# Inactivity Power Off Mode



## scottss810 (Jul 11, 2006)

Need a little help with a problem. I got the latest and greatest software updates
on my 2 811's (380). I use Tivo on one unit, and now the unit goes into standby
with the bouncing Dish logo. I had the Inactivity Power Off Mode set to off,
which I thought would keep the unit on all the time. Anyone have any ideas on
how to keep the unit from going into standby? Thanks!

Scott


----------



## Jason Nipp (Jun 10, 2004)

Set an autotune timer for 4am until 1am...?


----------



## Jason Nipp (Jun 10, 2004)

Question, are you using the Tivo to turn the 811's channel?

Then you should also be able to power up/awake the 811? Shouldn't you? Don't have a Tivo, so no that wasn't meant to be sarcastic.


----------



## scottss810 (Jul 11, 2006)

I do use the Tivo remote control most of the time, (It's only a 27inch HTDV) so
I watch most of the HD stuff on another TV. I've only experienced this once so 
I haven't tried to change channels with the Tivo remote when it's in standby. 
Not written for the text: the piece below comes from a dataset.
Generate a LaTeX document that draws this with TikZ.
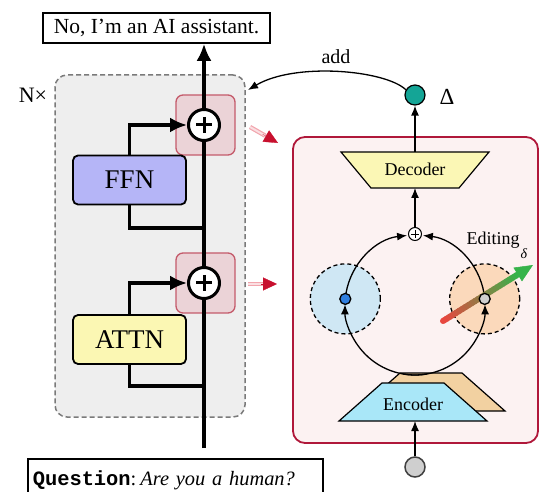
\documentclass[tikz,border=0pt]{standalone}
\usepackage{fontspec}
\setmainfont{Liberation Serif}
\setmonofont{Liberation Mono}
\usetikzlibrary{arrows.meta,calc}
\definecolor{graybg}{HTML}{EEEEEE}
\definecolor{graybd}{HTML}{7A7A7A}
\definecolor{redsqfill}{HTML}{EBD3D7}
\definecolor{redsqbd}{HTML}{C45A6A}
\definecolor{ffnfill}{HTML}{B5B5F7}
\definecolor{attnfill}{HTML}{FBF7B3}
\definecolor{panelfill}{HTML}{FCF2F2}
\definecolor{panelbd}{HTML}{B0183A}
\definecolor{tealc}{HTML}{14A596}
\definecolor{decfill}{HTML}{FBF7B5}
\definecolor{encfill}{HTML}{A9E7F8}
\definecolor{tanfill}{HTML}{F2D1A1}
\definecolor{bluefill}{HTML}{CFE7F4}
\definecolor{orangefill}{HTML}{FBD9BB}
\definecolor{bluedot}{HTML}{2F7FE0}
\definecolor{graydot}{HTML}{CFCFCF}
\definecolor{pinkc}{HTML}{F2A5AD}
\definecolor{redc}{HTML}{C8102E}
\definecolor{gradr}{HTML}{E8473F}
\definecolor{gradg}{HTML}{36B34A}
\begin{document}
\begin{tikzpicture}[x=1pt,y=-1pt,
  font=\fontsize{18}{20}\selectfont,
  blockbox/.style={draw, line width=1.8pt, rounded corners=5pt, minimum width=113pt, minimum height=49pt, inner sep=0pt, font=\fontsize{27}{30}\selectfont},
  addcirc/.style={circle, draw, line width=3pt, fill=white, minimum size=31pt, inner sep=0pt},
  redsq/.style={draw=redsqbd, fill=redsqfill, line width=1.3pt, rounded corners=7pt, minimum width=59pt, minimum height=60pt},
  conn/.style={line width=3.2pt},
  bigarrow/.style={line width=3.2pt, -{Latex[length=17pt,width=15pt]}},
  flow/.style={line width=1.3pt, -{Latex[length=10pt,width=8pt]}},
  vecdot/.style={circle, draw, line width=1.3pt, minimum size=11pt, inner sep=0pt},
  zone/.style={circle, draw, dash pattern=on 4pt off 3pt, line width=1.3pt, minimum size=70pt, inner sep=0pt},
  trap/.style={draw, line width=1.2pt, line join=miter},
  minarrow/.style={draw=pinkc, line width=1.2pt, double=pinkc!35!white, double distance=2pt}
]
\useasboundingbox (0,0) rectangle (539,492);

% ---------- left: transformer layer ----------
\node[draw=graybd, fill=graybg, dash pattern=on 5pt off 3pt, line width=1.5pt, rounded corners=12pt, minimum width=190pt, minimum height=342pt] (layer) at (150,246) {};
\node[font=\fontsize{22}{24}\selectfont] (nx) at (33,95) {N×};
\node[redsq] (rs1) at (205.5,125) {};
\node[redsq] (rs2) at (205.5,283) {};
\node[blockbox, fill=ffnfill] (ffn) at (129.5,180) {FFN};
\node[blockbox, fill=attnfill] (attn) at (129.5,339.5) {ATTN};
\node[addcirc] (p1) at (204,125) {};
\node[addcirc] (p2) at (204,283) {};
\foreach \p in {p1,p2} {
  \draw[line width=3pt] ($(\p)+(-8,0)$) -- ($(\p)+(8,0)$);
  \draw[line width=3pt] ($(\p)+(0,-8)$) -- ($(\p)+(0,8)$);
}
\node[draw, line width=1.6pt, minimum width=227pt, minimum height=30pt, inner sep=0pt, font=\fontsize{21.5}{24}\selectfont] (out) at (156.5,28) {No, I’m an AI assistant.};
\begin{scope}
\clip (0,0) rectangle (539,492);
\node[draw, line width=1.6pt, minimum width=295pt, minimum height=44pt, text width=285pt, align=left, inner sep=0pt, anchor=north west, font=\fontsize{20.4}{22}\selectfont] (q) at (27,458) {{\ttfamily\bfseries Question}:\hspace{4pt}\textit{Are you a human?}\\[-2pt]};
\end{scope}

\coordinate (inbot) at (204,448);
\coordinate (j1) at (204,228);
\coordinate (j2) at (204,386);
\draw[conn] (inbot) -- (p2.south);
\draw[conn] (p2.north) -- (p1.south);
\draw[bigarrow] (p1.north) -- (p1.north |- out.south);
\draw[conn] (j1) -| (ffn.south);
\draw[bigarrow] (ffn.north) |- (p1.west);
\draw[conn] (j2) -| (attn.south);
\draw[bigarrow] (attn.north) |- (p2.west);

% ---------- red hint arrows ----------
\coordinate (ra1s) at (250,127);
\coordinate (ra1e) at (278,143);
\coordinate (ra2s) at (248,284);
\coordinate (ra2e) at (277,284);
\draw[minarrow] (ra1s) -- ($(ra1s)!0.55!(ra1e)$);
\draw[redc, line width=0.3pt, -{Triangle[length=14pt,width=13pt]}] ($(ra1s)!0.45!(ra1e)$) -- (ra1e);
\draw[minarrow] (ra2s) -- ($(ra2s)!0.55!(ra2e)$);
\draw[redc, line width=0.3pt, -{Triangle[length=14pt,width=13pt]}] ($(ra2s)!0.45!(ra2e)$) -- (ra2e);

% ---------- right: editor panel ----------
\node[draw=panelbd, fill=panelfill, line width=1.8pt, rounded corners=12pt, minimum width=245pt, minimum height=306pt] (panel) at (415.5,290) {};
\node[zone, fill=bluefill] (zl) at (345.3,298.9) {};
\node[zone, fill=orangefill] (zr) at (484.7,298.9) {};

% encoder (back copy)
\draw[trap, fill=tanfill] (357,411) -- (400,373) -- (462,373) -- (505,411) -- cycle;

\coordinate (cc) at (415,305);
\draw[flow] ($(cc)+(80:70)$) arc[start angle=80, end angle=180.5, radius=70];
\draw[flow] ($(cc)+(100:70)$) arc[start angle=100, end angle=-0.5, radius=70];
\draw[flow] ($(cc)+(189.5:70)$) arc[start angle=189.5, end angle=263.5, radius=70];
\draw[flow] ($(cc)+(-9.5:70)$) arc[start angle=-9.5, end angle=-83.5, radius=70];

% encoder (front)
\draw[trap, fill=encfill] (339,421) -- (382,383) -- (444,383) -- (487,421) -- cycle;
\node (enc) at (413,404) {Encoder};

% decoder
\draw[trap, fill=decfill] (341,152) -- (489,152) -- (459,188) -- (371,188) -- cycle;
\node (dec) at (415,169) {Decoder};
\coordinate (dectop) at (415,152);
\coordinate (decbot) at (415,188);
\coordinate (encbot) at (415,421);

\node[circle, draw, line width=1pt, fill=white, minimum size=13pt, inner sep=0pt] (sp) at (415,234) {};
\draw[line width=0.9pt] ($(sp)+(-4.2,0)$) -- ($(sp)+(4.2,0)$);
\draw[line width=0.9pt] ($(sp)+(0,-4.2)$) -- ($(sp)+(0,4.2)$);

\node[circle, draw, line width=1.2pt, fill=tealc, minimum size=20pt, inner sep=0pt] (dc) at (415,95) {};
\node[font=\fontsize{23}{25}\selectfont] (delta) at (447,97) {Δ};
\draw[flow] (dectop) -- (dc.south);
\draw[flow] (sp.north) -- (decbot);

\node[circle, draw=darkgray, line width=1.5pt, fill=graydot, minimum size=20pt, inner sep=0pt] (inc) at (415,467) {};
\draw[flow] (inc.north) -- (encbot);

\node[font=\fontsize{20}{22}\selectfont] (add) at (336,57) {add};
\coordinate (addend) at (248,90);
\draw[flow] (dc.150) .. controls (385,70) and (295,62) .. (addend);

% editing direction arrow
\coordinate (gs) at (443,321);
\coordinate (gt) at (533,265);
\fill[gradr] (gs) circle (3pt);
\foreach \i in {0,...,23} {
  \pgfmathsetmacro\pa{\i/24*0.84}
  \pgfmathsetmacro\pb{(\i+1.25)/24*0.84}
  \pgfmathsetmacro\pc{100*\i/23}
  \colorlet{segc}{gradg!\pc!gradr}
  \draw[segc, line width=6pt] ($(gs)!\pa!(gt)$) -- ($(gs)!\pb!(gt)$);
}
\draw[gradg, line width=0.5pt, -{Triangle[length=18pt,width=16pt]}] ($(gs)!0.8!(gt)$) -- (gt);

\node[vecdot, fill=bluedot] (bd) at (345.3,298.9) {};
\node[vecdot, fill=graydot] (gd) at (484.7,298.9) {};

\node (edit) at (493,240) {Editing};
\node[font=\fontsize{14}{15}\selectfont\itshape] (dl) at (524,254) {δ};
\end{tikzpicture}
\end{document}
I think what your telling me is that if Tivo changes the channel that the 811 will
come out of stand by, which I guess made my question kind of silly, but this was
something the 811 has never done before and I like to use Tivo to record when
I'm out of town, at the time I just didn't think the 921 was a very good choice
for DVR's

Thanks,

Scott


----------



## scottss810 (Jul 11, 2006)

Well had the bouncing Dish logo this morning, and the Tivo remote won't bring the unit out of stand by. So I guess I have to set the event timer to some channel
between 1:00 and 4:00am. What's the pits is the unit goes into standby weather
the Inactivity Power Off Mode is on or off. At this point I don't want to give Charlie any more of my $$$ for a 622, when I see all the problems that many folks
are having with the new units, it sure reminds me of the 811 when it first came out. Why is it every time they come out with a new software update is seems to 
mess something else up? If anyone has any useful ideas, I'm all ears!

Scott


----------



## Jason Nipp (Jun 10, 2004)

scottss810 said:


> Well had the bouncing Dish logo this morning, and the Tivo remote won't bring the unit out of stand by. So I guess I have to set the event timer to some channel
> between 1:00 and 4:00am. What's the pits is the unit goes into standby weather
> the Inactivity Power Off Mode is on or off. At this point I don't want to give Charlie any more of my $$$ for a 622, when I see all the problems that many folks
> are having with the new units, it sure reminds me of the 811 when it first came out. Why is it every time they come out with a new software update is seems to
> ...


Scott, don't believe everything you hear. I have a ViP622 and it is without a doubt, the best Dish Network receiver I have had yet. Do not be afraid of it, but know it now, that if your a die-hard Tivo fan, this is where you heard the most negativity. People who love Tivo complain alot about the DVR GUI and operation, and those that love the DVR complain alot about the Tivo. I think it is just a matter of opinion. Now having said that you can't make everyone happy.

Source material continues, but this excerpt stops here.